When we visit clients and discuss the architecture of their software systems, we often notice that people conflate different concerns under the term ‘architecture’. They tend to mix logical concerns with deployment concerns. Examples of logical concerns would be domain logic, domain dynamics, and how these are connected. Deployment concerns can be for instance REST APIs, components, microservices, and lambdas. The recent ‘cloud native’ movement has made this even worse, especially with serverless infrastructure concepts.

mapping multiple views

In this post we will show how separating logical and deployment views on the architecture of your software systems facilitates more fruitful conversations. We will start with some of our experience on what happens when you don’t.

Table of contents

Views on software systems

An example of mixed architecture concerns is the post on What a typical 100% Serverless Architecture looks like in AWS by Xavier Lefèvre. The post gives a nice view into some of the infrastructure decisions they have made. The diagram in the post however primarily talks AWS Lambdas, S3 buckets, API gateway, etc. It is not about the domain concepts and how they relate (they talk a bit about it in the text). Neither does it focus on how business logic is mapped onto the infrastructure concepts. The view presented is a deployment view, not a logical view of the system.

I am not saying this view on a system is wrong. On the contrary, I find the 100% serverless post insightful in how they are using the serverless infrastructure concepts and how all the services in the infrastructure are connected. It is however one of many views on a software system. For any non trivial software system, we need multiple views, to keep complexity manageable.

Multiple views enable us to make trade-offs about:

  • business rules,
  • how concepts work together,
  • how everything is mapped onto infrastructure.

Mapping onto is key here - we start from what we want, and map that on the infrastructure we can get.
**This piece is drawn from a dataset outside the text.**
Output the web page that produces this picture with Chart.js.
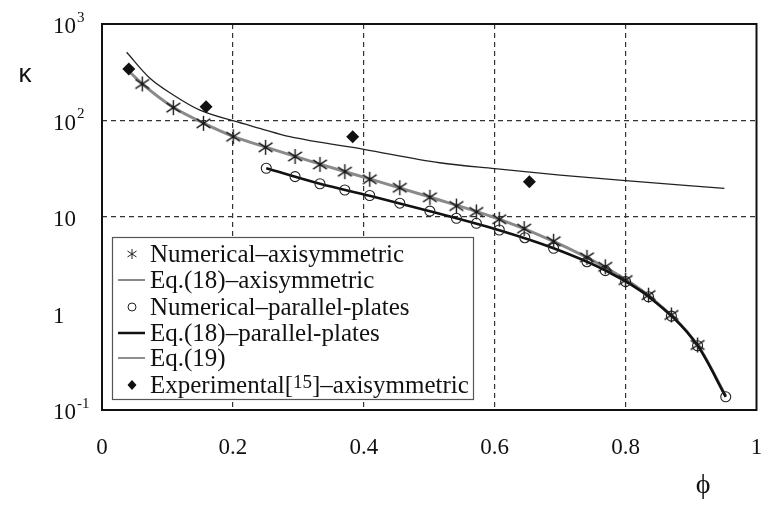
<!DOCTYPE html>
<html>
<head>
<meta charset="utf-8">
<script src="https://cdn.jsdelivr.net/npm/chart.js@4.4.1/dist/chart.umd.min.js"></script>
<style>
  html, body { margin: 0; padding: 0; background: #ffffff; }
  #wrap { width: 763px; height: 507px; }
</style>
</head>
<body>
<div id="wrap"><canvas id="c" width="763" height="507"></canvas></div>
<script>
// ---------- data ----------
const seriesNames = [
  'Numerical\u2013axisymmetric',
  'Eq.(18)\u2013axisymmetric',
  'Numerical\u2013parallel-plates',
  'Eq.(18)\u2013parallel-plates',
  'Eq.(19)',
  'Experimental[15]\u2013axisymmetric'
];

const xTickValues = [0, 0.2, 0.4, 0.6, 0.8, 1];
const yTickValues = [1000, 100, 10, 1, 0.1];
const yTickBase = ['10', '10', '10', '1', '10'];
const yTickExp = ['3', '2', '', '', '-1'];
const xAxisTitle = '\u03D5';
const yAxisTitle = '\u03BA';

// Numerical – axisymmetric (asterisks)
const phiNumAxi = [0.0615, 0.109, 0.155, 0.2005, 0.250, 0.295, 0.333, 0.371, 0.409, 0.455, 0.501, 0.5415, 0.572, 0.607, 0.645, 0.690, 0.741, 0.769, 0.800, 0.835, 0.870, 0.910];
const kNumAxi   = [239, 136, 93.5, 67.9, 52.7, 42.4, 35.0, 29.5, 24.6, 20.1, 16.0, 13.0, 11.3, 9.47, 7.58, 5.6, 3.82, 3.05, 2.22, 1.55, 0.965, 0.472];

// Eq.(18) – axisymmetric (grey curve)
const phiEqAxi = [0.040, 0.0615, 0.109, 0.155, 0.2005, 0.250, 0.333, 0.409, 0.501, 0.607, 0.690, 0.769, 0.835, 0.910, 0.953];
const kEqAxi   = [330, 240, 137, 94, 68.5, 53, 35.3, 24.8, 16.1, 9.5, 5.6, 3.0, 1.53, 0.47, 0.14];

// Numerical – parallel plates (circles)
const phiNumPP = [0.251, 0.295, 0.333, 0.371, 0.409, 0.455, 0.501, 0.5415, 0.572, 0.607, 0.646, 0.690, 0.741, 0.769, 0.800, 0.835, 0.870, 0.910, 0.953];
const kNumPP   = [32.0, 26.2, 22.1, 19.05, 16.7, 13.9, 11.5, 9.7, 8.6, 7.33, 6.1, 4.74, 3.44, 2.78, 2.14, 1.49, 0.94, 0.463, 0.137];

// Eq.(18) – parallel plates (thick black curve)
const phiEqPP = [0.251, 0.333, 0.409, 0.501, 0.607, 0.690, 0.769, 0.835, 0.910, 0.953];
const kEqPP   = [32, 22.1, 16.6, 11.5, 7.3, 4.75, 2.8, 1.5, 0.465, 0.137];

// Eq.(19) (thin black curve)
const phiEq19 = [0.0377, 0.0733, 0.109, 0.1496, 0.200, 0.241, 0.287, 0.400, 0.516, 0.600, 0.700, 0.800, 0.951];
const kEq19   = [509, 274, 184, 128, 99.5, 83, 68, 50.3, 36.5, 31.7, 27.2, 23.8, 19.8];

// Experimental [15] – axisymmetric (diamonds)
const phiExp = [0.041, 0.159, 0.383, 0.653];
const kExp   = [342, 139, 67.9, 23.2];

// ---------- helpers ----------
function pts(xs, ys) { return xs.map((x, i) => ({ x: x, y: ys[i] })); }

function makeAsterisk(size, lw) {
  const c = document.createElement('canvas');
  c.width = size; c.height = size;
  const g = c.getContext('2d');
  const m = size / 2, r = size / 2 - 1;
  g.strokeStyle = '#1a1a1a';
  g.lineWidth = lw;
  g.beginPath();
  g.moveTo(m, m - r); g.lineTo(m, m + r);
  const dx = r * 0.92, dy = r * 0.62;
  g.moveTo(m - dx, m - dy); g.lineTo(m + dx, m + dy);
  g.moveTo(m - dx, m + dy); g.lineTo(m + dx, m - dy);
  g.stroke();
  return c;
}
const asteriskBig = makeAsterisk(17, 1.4);

const SERIF = '"Liberation Serif", "Times New Roman", serif';

// ---------- custom drawing plugin ----------
const decor = {
  id: 'decor',
  afterDraw(chart) {
    const ctx = chart.ctx, a = chart.chartArea;
    const ys = chart.scales.y;
    ctx.save();

    // legend box
    const lx = 112, ly = 237, lw = 361, lh = 162;
    ctx.fillStyle = '#fff';
    ctx.fillRect(lx, ly, lw, lh);
    ctx.strokeStyle = '#555';
    ctx.lineWidth = 1.2;
    ctx.strokeRect(lx + 0.5, ly + 0.5, lw, lh);

    const rows = [254, 280, 307, 333, 358, 385];
    const sx = 132;
    ctx.fillStyle = '#111';
    ctx.textBaseline = 'middle';
    ctx.textAlign = 'left';
    seriesNames.forEach((n, i) => {
      const m = n.match(/^(.*\[)(\d+)(\].*)$/);
      ctx.font = '25px ' + SERIF;
      if (!m) { ctx.fillText(n, 150, rows[i] + 1); return; }
      let x = 150;
      ctx.fillText(m[1], x, rows[i] + 1); x += ctx.measureText(m[1]).width;
      ctx.font = '19px ' + SERIF;
      ctx.fillText(m[2], x, rows[i] - 2); x += ctx.measureText(m[2]).width;
      ctx.font = '25px ' + SERIF;
      ctx.fillText(m[3], x, rows[i] + 1);
    });

    // asterisk small
    ctx.strokeStyle = '#222'; ctx.lineWidth = 1;
    ctx.beginPath();
    ctx.moveTo(sx, rows[0] - 5); ctx.lineTo(sx, rows[0] + 5);
    ctx.moveTo(sx - 4.5, rows[0] - 3); ctx.lineTo(sx + 4.5, rows[0] + 3);
    ctx.moveTo(sx - 4.5, rows[0] + 3); ctx.lineTo(sx + 4.5, rows[0] - 3);
    ctx.stroke();
    // grey line
    ctx.strokeStyle = '#8a8a8a'; ctx.lineWidth = 2;
    ctx.beginPath(); ctx.moveTo(118, rows[1]); ctx.lineTo(145, rows[1]); ctx.stroke();
    // circle
    ctx.strokeStyle = '#222'; ctx.lineWidth = 1;
    ctx.beginPath(); ctx.arc(sx, rows[2], 4, 0, Math.PI * 2); ctx.stroke();
    // black thick line
    ctx.strokeStyle = '#111'; ctx.lineWidth = 2.5;
    ctx.beginPath(); ctx.moveTo(118, rows[3]); ctx.lineTo(145, rows[3]); ctx.stroke();
    // thin line
    ctx.strokeStyle = '#444'; ctx.lineWidth = 1.2;
    ctx.beginPath(); ctx.moveTo(118, rows[4]); ctx.lineTo(145, rows[4]); ctx.stroke();
    // diamond
    ctx.fillStyle = '#111';
    ctx.beginPath();
    ctx.moveTo(sx, rows[5] - 5); ctx.lineTo(sx + 4.5, rows[5]);
    ctx.lineTo(sx, rows[5] + 5); ctx.lineTo(sx - 4.5, rows[5]);
    ctx.closePath(); ctx.fill();

    // plot frame
    ctx.strokeStyle = '#111';
    ctx.lineWidth = 2;
    ctx.strokeRect(a.left, a.top, a.right - a.left, a.bottom - a.top);

    // y tick labels with superscripts
    ctx.fillStyle = '#111';
    ctx.textBaseline = 'middle';
    ctx.textAlign = 'left';
    yTickValues.forEach((v, i) => {
      const y = ys.getPixelForValue(v);
      ctx.font = '23px ' + SERIF;
      const base = yTickBase[i];
      ctx.fillText(base, 53, y + 3);
      const w = ctx.measureText(base).width;
      if (yTickExp[i]) {
        ctx.font = '15px ' + SERIF;
        ctx.fillText(yTickExp[i], 53 + w + 1, y - 6);
      }
    });

    // axis titles
    ctx.font = '26px "Liberation Sans", Arial, sans-serif';
    ctx.textAlign = 'center';
    ctx.fillText(yAxisTitle, 25, 75);
    ctx.font = '28px ' + SERIF;
    ctx.fillText(xAxisTitle, 703, 486);

    ctx.restore();
  }
};

const gridColor = (ctx) => {
  const v = ctx.tick ? ctx.tick.value : null;
  if (v === null) return 'rgba(0,0,0,0)';
  if (Math.abs(v - 0) < 1e-9 || Math.abs(v - 1) < 1e-9 || Math.abs(v - 0.1) < 1e-9 || Math.abs(v - 1000) < 1e-6) {
    return 'rgba(0,0,0,0)';
  }
  return '#333';
};

new Chart(document.getElementById('c'), {
  type: 'scatter',
  data: {
    datasets: [
      { label: seriesNames[0], data: pts(phiNumAxi, kNumAxi), pointStyle: asteriskBig, showLine: false },
      { label: seriesNames[2], data: pts(phiNumPP, kNumPP), pointStyle: 'circle', pointRadius: 5, pointBorderWidth: 1.1,
        pointBorderColor: '#222', pointBackgroundColor: 'rgba(0,0,0,0)', showLine: false },
      { label: seriesNames[5], data: pts(phiExp, kExp), pointStyle: 'rectRot', pointRadius: 6.5, pointBorderWidth: 0,
        pointBackgroundColor: '#111', pointBorderColor: '#111', showLine: false },
      { label: seriesNames[3], data: pts(phiEqPP, kEqPP), showLine: true, borderColor: '#111', borderWidth: 2.6,
        pointRadius: 0, cubicInterpolationMode: 'monotone', fill: false },
      { label: seriesNames[1], data: pts(phiEqAxi, kEqAxi), showLine: true, borderColor: '#8a8a8a', borderWidth: 3,
        pointRadius: 0, cubicInterpolationMode: 'monotone', fill: false },
      { label: seriesNames[4], data: pts(phiEq19, kEq19), showLine: true, borderColor: '#222', borderWidth: 1.3,
        pointRadius: 0, cubicInterpolationMode: 'monotone', fill: false }
    ]
  },
  options: {
    responsive: false,
    devicePixelRatio: 1,
    animation: false,
    events: [],
    layout: { padding: { top: 24, right: 6, left: 0, bottom: 0 } },
    plugins: { legend: { display: false }, tooltip: { enabled: false } },
    scales: {
      x: {
        type: 'linear', min: 0, max: 1,
        afterBuildTicks: (s) => { s.ticks = xTickValues.map(v => ({ value: v })); },
        afterFit: (s) => { s.height = 97; s.paddingLeft = 0; s.paddingRight = 0; },
        ticks: {
          padding: 24,
          color: '#111',
          font: { family: SERIF, size: 23 },
          callback: (v) => String(+v.toFixed(1)),
          maxRotation: 0,
          autoSkip: false
        },
        grid: { color: gridColor, lineWidth: 1.2, drawTicks: false },
        border: { display: false, dash: [5, 4] }
      },
      y: {
        type: 'logarithmic', min: 0.1, max: 1000,
        afterBuildTicks: (s) => { s.ticks = yTickValues.map(v => ({ value: v })); },
        afterFit: (s) => { s.width = 102; s.paddingTop = 0; s.paddingBottom = 0; },
        ticks: { display: false },
        grid: { color: gridColor, lineWidth: 1.2, drawTicks: false },
        border: { display: false, dash: [5, 4] }
      }
    }
  },
  plugins: [decor]
});
</script>
</body>
</html>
Sometimes we let cool infrastructure inspire us, but we always go back to our wants and our users’ needs.

An example

Let’s look at an example, loosely based on a project we worked on some time ago. The system is a web shop. One of the back end components processes product orders. This component creates/stores/retrieves orders from a relational database; it also offers an order overview with full text search functionality, and the possibility to export of orders per time period. For the search and export, an Elastic Search based index was used.
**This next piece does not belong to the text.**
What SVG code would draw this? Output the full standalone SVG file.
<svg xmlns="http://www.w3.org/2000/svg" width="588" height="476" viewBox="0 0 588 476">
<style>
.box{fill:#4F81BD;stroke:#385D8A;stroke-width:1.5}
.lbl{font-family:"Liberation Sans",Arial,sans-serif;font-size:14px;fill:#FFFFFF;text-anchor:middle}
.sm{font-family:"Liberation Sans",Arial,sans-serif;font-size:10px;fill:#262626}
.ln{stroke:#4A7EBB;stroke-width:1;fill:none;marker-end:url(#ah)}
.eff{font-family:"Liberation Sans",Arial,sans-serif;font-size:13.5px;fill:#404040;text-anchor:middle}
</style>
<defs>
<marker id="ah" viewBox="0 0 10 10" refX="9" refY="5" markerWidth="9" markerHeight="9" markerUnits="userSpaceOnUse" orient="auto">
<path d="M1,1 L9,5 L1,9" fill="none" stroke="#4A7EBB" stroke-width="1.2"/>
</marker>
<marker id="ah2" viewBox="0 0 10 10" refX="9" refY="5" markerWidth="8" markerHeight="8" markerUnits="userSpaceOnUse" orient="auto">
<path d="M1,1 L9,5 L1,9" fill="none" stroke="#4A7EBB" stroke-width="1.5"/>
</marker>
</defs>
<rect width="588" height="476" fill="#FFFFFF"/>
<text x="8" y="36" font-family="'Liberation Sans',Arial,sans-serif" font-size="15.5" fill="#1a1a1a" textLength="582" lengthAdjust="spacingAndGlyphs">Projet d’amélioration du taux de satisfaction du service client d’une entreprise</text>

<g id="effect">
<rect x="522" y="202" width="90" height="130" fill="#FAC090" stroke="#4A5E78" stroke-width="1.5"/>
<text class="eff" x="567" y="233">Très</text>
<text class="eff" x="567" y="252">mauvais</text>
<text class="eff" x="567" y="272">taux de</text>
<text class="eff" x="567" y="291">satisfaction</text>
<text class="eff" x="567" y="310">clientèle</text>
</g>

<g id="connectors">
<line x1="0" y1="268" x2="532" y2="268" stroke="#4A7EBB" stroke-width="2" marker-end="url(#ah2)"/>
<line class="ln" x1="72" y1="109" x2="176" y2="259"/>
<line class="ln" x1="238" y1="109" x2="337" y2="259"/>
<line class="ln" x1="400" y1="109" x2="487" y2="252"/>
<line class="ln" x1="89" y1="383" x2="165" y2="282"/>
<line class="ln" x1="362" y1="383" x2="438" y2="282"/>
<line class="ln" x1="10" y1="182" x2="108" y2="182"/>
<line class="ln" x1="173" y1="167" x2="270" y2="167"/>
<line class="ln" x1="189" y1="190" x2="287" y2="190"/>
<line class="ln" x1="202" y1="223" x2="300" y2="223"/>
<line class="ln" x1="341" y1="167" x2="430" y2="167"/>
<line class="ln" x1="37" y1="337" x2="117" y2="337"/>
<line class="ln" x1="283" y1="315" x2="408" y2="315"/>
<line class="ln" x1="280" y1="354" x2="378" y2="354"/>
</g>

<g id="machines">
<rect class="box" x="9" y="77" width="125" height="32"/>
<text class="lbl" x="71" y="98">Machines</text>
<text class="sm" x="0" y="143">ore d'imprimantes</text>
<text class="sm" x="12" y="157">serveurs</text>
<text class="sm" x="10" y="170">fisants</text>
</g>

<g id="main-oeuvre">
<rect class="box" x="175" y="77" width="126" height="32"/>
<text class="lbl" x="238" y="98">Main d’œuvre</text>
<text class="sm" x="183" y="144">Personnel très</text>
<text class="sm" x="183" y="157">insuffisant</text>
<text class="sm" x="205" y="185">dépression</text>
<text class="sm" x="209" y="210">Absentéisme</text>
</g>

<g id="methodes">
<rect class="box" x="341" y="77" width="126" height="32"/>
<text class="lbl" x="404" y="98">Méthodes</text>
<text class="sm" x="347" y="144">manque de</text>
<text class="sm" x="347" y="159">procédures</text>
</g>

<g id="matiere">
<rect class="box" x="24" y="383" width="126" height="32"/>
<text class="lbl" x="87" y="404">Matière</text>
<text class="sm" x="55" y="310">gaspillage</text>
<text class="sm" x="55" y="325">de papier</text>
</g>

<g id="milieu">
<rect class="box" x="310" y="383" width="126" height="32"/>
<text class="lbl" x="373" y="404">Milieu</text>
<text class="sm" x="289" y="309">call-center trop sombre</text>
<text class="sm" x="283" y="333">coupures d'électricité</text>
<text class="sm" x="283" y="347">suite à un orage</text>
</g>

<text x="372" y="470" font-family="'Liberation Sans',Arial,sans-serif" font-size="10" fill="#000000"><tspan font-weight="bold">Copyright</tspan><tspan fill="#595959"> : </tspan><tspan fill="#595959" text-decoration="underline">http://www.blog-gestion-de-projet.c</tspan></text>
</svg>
All three functionalities were closely related, being about the same Order Aggregate. Seen through the Hexagonal Architecture lens, it looks like this:

order processing, search and export in a single component, seen through a hexagonal architecture lens

The red ‘A’s are the primary and secondary adapter, REST controllers, SQL database adapters, and Elastic Search adapters in this case.

An architecture principle we followed was that each component is responsible for its own data storage, which amounts to no shared logical databases between components and no inter-component coupling via a database.

Initially this component was deployed as a single unit: one Docker image, a few instances running on AWS EC2 machines to handle the load. Then we started noticing some issues with the component. The distinct functionalities turned out to have quite different runtime characteristics:

  • Exports are run only a few times a month, but when running they have a very high CPU and memory demand; this sometimes caused the unit to be unavailable, impeding the primary business process of order processing.
  • Sometimes complex search queries triggered heavy processing, reducing responsiveness of the unit, again affecting the primary process.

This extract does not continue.